Ибо он был творением самой совершенной версии немецкого языка со времени Гете. Не стоит ставить это ему в заслугу. Здесь от Хакса ровно ничего не зависело. Немецкий язык породил Хакса и продиктовал ему каждую строчку. Немецкий язык подсказывал рифмы, навязывал стихотворные размеры, аллитерации, тропы, смыслы и, соответственно, каждый поворот каждого сюжета. В заслугу Хаксу следует поставить его безупречное исполнение труднейшей роли носителя и хранителя классической традиции в разгильдяйскую эпоху постмодерна.

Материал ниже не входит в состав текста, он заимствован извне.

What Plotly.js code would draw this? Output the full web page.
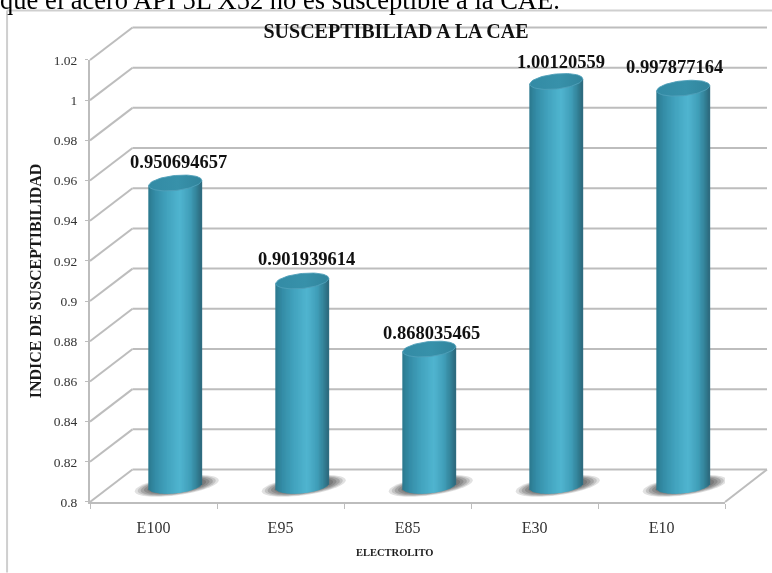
<!DOCTYPE html>
<html><head><meta charset="utf-8">
<script src="https://cdn.plot.ly/plotly-3.0.1.min.js"></script>
<style>html,body{margin:0;padding:0;background:#fff}#c{width:772px;height:573px;filter:blur(0.5px)}</style>
</head><body><div id="c"></div>
<script>
// ---- data ----
const categories = ['E100','E95','E85','E30','E10'];
const values = [0.950694657,0.901939614,0.868035465,1.00120559,0.997877164];
const valueLabels = ['0.950694657','0.901939614','0.868035465','1.00120559','0.997877164'];
const yTicks = [0.8,0.82,0.84,0.86,0.88,0.9,0.92,0.94,0.96,0.98,1,1.02];
const yTickText = ['0.8','0.82','0.84','0.86','0.88','0.9','0.92','0.94','0.96','0.98','1','1.02'];
const labelNudgeX = [3.5,4.5,2,5,-9];
const labelRise = [21,22,16,20,21];
// ---- geometry ----
const W=772,H=573;
const L=89.5,R=725,BK=767,B=502.5,T=60,TK=27;
const depthX=42.5, depthY=32.5;
const pxPerCat=(R-L)/5, pxPerY=(B-T)/0.22;
const dCat=px=>px/pxPerCat, dVal=px=>px/pxPerY;
const paperX=px=>(px-L)/(BK-L), paperY=py=>(B-py)/(B-TK);
const toPxY=v=>B-(v-0.8)*pxPerY;
const toPxX=c=>L+(c+0.5)*pxPerCat;
const cx=i=>i+dCat(depthX/2+0.5);
const yLift=dVal(depthY/2);
const halfW=dCat(26.5), ellH=dVal(7.5), tilt=dVal(2.6);

const stops=[[0,[44,122,144]],[0.12,[52,140,166]],[0.35,[66,163,190]],[0.6,[80,181,208]],[0.8,[64,158,184]],[0.93,[50,128,150]],[1,[46,108,128]]];
function grad(t){for(let k=1;k<stops.length;k++){if(t<=stops[k][0]){const a=stops[k-1],b=stops[k],f=(t-a[0])/(b[0]-a[0]);
  return 'rgb('+a[1].map((c,j)=>Math.round(c+(b[1][j]-c)*f)).join(',')+')';}}return 'rgb(46,108,128)';}

const traces=[];
// cylinder bodies drawn as thin vertical bars, one value per category
const N=40;
for(let s=0;s<N;s++){
  const u=-1+2*(s+0.5)/N;
  const off=u*halfW;
  const bottom=0.8+yLift+tilt*u-ellH*Math.sqrt(1-u*u);
  traces.push({type:'bar',x:categories.map((_,i)=>cx(i)+off),base:values.map(()=>bottom),
    y:values.map(v=>v+yLift+tilt*u-bottom),width:dCat(53/N+0.9),
    marker:{color:grad(s/(N-1)),line:{width:0}},hoverinfo:'skip',showlegend:false,cliponaxis:false});
}
// top ellipses
values.forEach((v,i)=>{
  const xs=[],ys=[];
  for(let a=0;a<=72;a++){const t=a/72*2*Math.PI;
    xs.push(cx(i)+halfW*Math.cos(t));
    ys.push(v+yLift+tilt*Math.cos(t)+ellH*Math.sin(t));}
  traces.push({type:'scatter',mode:'lines',x:xs,y:ys,fill:'toself',line:{width:1,color:'rgba(80,160,185,0.9)'},
    fillgradient:{type:'horizontal',colorscale:[[0,'#338ba5'],[0.55,'#3791aa'],[1,'#31849c']]},
    hoverinfo:'skip',showlegend:false,cliponaxis:false});
});

// ---- walls, floor, grid (paper shapes from tick values) ----
const shapes=[];
const lineCol='#bdbdbd';
const pl=(x0,y0,x1,y1,w,c)=>({type:'line',xref:'paper',yref:'paper',x0:paperX(x0),y0:paperY(y0),x1:paperX(x1),y1:paperY(y1),
  line:{color:c||lineCol,width:w||2},layer:'below'});
yTicks.forEach(t=>{
  const py=toPxY(t);
  shapes.push(pl(L,py,L+depthX,py-depthY));
  shapes.push(pl(L+depthX,py-depthY,BK,py-depthY));
});
shapes.push(pl(R,B,BK,B-depthY));
// soft floor shadows
const shadowSteps=[[1.0,0.18],[0.93,0.22],[0.86,0.28],[0.78,0.32],[0.7,0.35]];
categories.forEach((_,i)=>{
  shadowSteps.forEach(st=>{
    const k=st[0],cxx=cx(i)+dCat(1.5),cyy=0.8+yLift;
    let p='';
    for(let a=0;a<=48;a++){const t=a/48*2*Math.PI;
      const X=cxx+dCat(42)*k*Math.cos(t), Y=cyy+dVal(5.5)*k*Math.cos(t)+dVal(9.5)*k*Math.sin(t);
      p+=(a?'L':'M')+X+','+Y;}
    shapes.push({type:'path',xref:'x',yref:'y',path:p+'Z',fillcolor:'rgba(90,90,90,'+st[1]+')',line:{width:0},layer:'below'});
  });
});
// frame of the pasted picture
shapes.push({type:'line',xref:'paper',yref:'paper',x0:paperX(6.5),y0:paperY(10.5),x1:paperX(W),y1:paperY(10.5),line:{color:'#cfcfcf',width:2}});
shapes.push({type:'line',xref:'paper',yref:'paper',x0:paperX(6.5),y0:paperY(10.5),x1:paperX(6.5),y1:paperY(H),line:{color:'#cfcfcf',width:2}});

// ---- annotations ----
const annotations=values.map((v,i)=>({xref:'paper',yref:'paper',
  x:paperX(toPxX(cx(i))+labelNudgeX[i]),y:paperY(toPxY(v)-depthY/2-labelRise[i]),
  text:'<b>'+valueLabels[i]+'</b>',showarrow:false,xanchor:'center',yanchor:'middle',
  font:{family:'"Liberation Serif",serif',size:18.5,color:'#111'}}));
annotations.push({xref:'paper',yref:'paper',x:paperX(394),y:paperY(553),text:'<b>ELECTROLITO</b>',showarrow:false,
  xanchor:'center',yanchor:'middle',font:{family:'"Liberation Serif",serif',size:10.5,color:'#1a1a1a'}});
annotations.push({xref:'paper',yref:'paper',x:paperX(-3),y:paperY(0),text:'que el acero API 5L X52 no es susceptible a la CAE.',
  showarrow:false,xanchor:'left',yanchor:'middle',font:{family:'"Liberation Serif",serif',size:26.5,color:'#000'}});

const layout={
  width:W,height:H,paper_bgcolor:'#fff',plot_bgcolor:'rgba(0,0,0,0)',showlegend:false,
  barmode:'overlay',dragmode:false,
  margin:{l:L,r:W-BK,t:TK,b:H-B,pad:0},
  title:{text:'<b>SUSCEPTIBILIAD A LA CAE</b>',x:396/W,xanchor:'center',y:1-31/H,yanchor:'middle',
    font:{family:'"Liberation Serif",serif',size:20,color:'#111'}},
  xaxis:{domain:[0,paperX(R)],range:[-0.5,4.5],tickmode:'array',tickvals:categories.map((_,i)=>i),ticktext:categories,
    ticks:'',ticklabelstandoff:10,showgrid:false,zeroline:false,showline:true,linecolor:lineCol,linewidth:2,
    tickfont:{family:'"Liberation Serif",serif',size:16,color:'#333'},
    minor:{ticks:'outside',ticklen:5,tickcolor:lineCol,tickwidth:1,tickvals:[-0.5,0.5,1.5,2.5,3.5,4.5],showgrid:false}},
  yaxis:{domain:[0,paperY(T)],range:[0.8,1.02],tickmode:'array',tickvals:yTicks,ticktext:yTickText,
    ticks:'outside',ticklen:3,tickcolor:lineCol,tickwidth:1,ticklabelstandoff:5,showgrid:false,zeroline:false,
    showline:true,linecolor:lineCol,linewidth:2,
    tickfont:{family:'"Liberation Serif",serif',size:13.5,color:'#333'},
    title:{text:'<b>INDICE DE SUSCEPTIBILIDAD</b>',standoff:8,font:{family:'"Liberation Serif",serif',size:16,color:'#1a1a1a'}}},
  shapes:shapes,annotations:annotations
};
Plotly.newPlot('c',traces,layout,{displayModeBar:false,staticPlot:true});
</script></body></html>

Ведь, кроме немецкого, в Европе уже не осталось ни одного языка, который имеет столь стройные, логичные, симметричные глагольные парадигмы, столь изощренный синтаксис, столь широкий выбор модальных элементов и такое богатство ритмических ухищрений. А ведь именно в музыкальности глагольных парадигм и высоком качестве модального (смазочного) материала таится источник немецкого стиха.
Хакс мыслил, чувствовал и творил под мощнейшим излучением своего требовательного языка. Перед смертью он признавался, что устал от теснящихся в его сознании слов и образов, что он больше не в силах выносить эту нечеловеческую муку. Плоть старела и слабела, а мозг работал все более активно. Наверное, так происходит со всеми великими поэтами. Это противоречие их убивает.
Король немецкого языка умер. Да здравствует король! Новый появится лет через сто.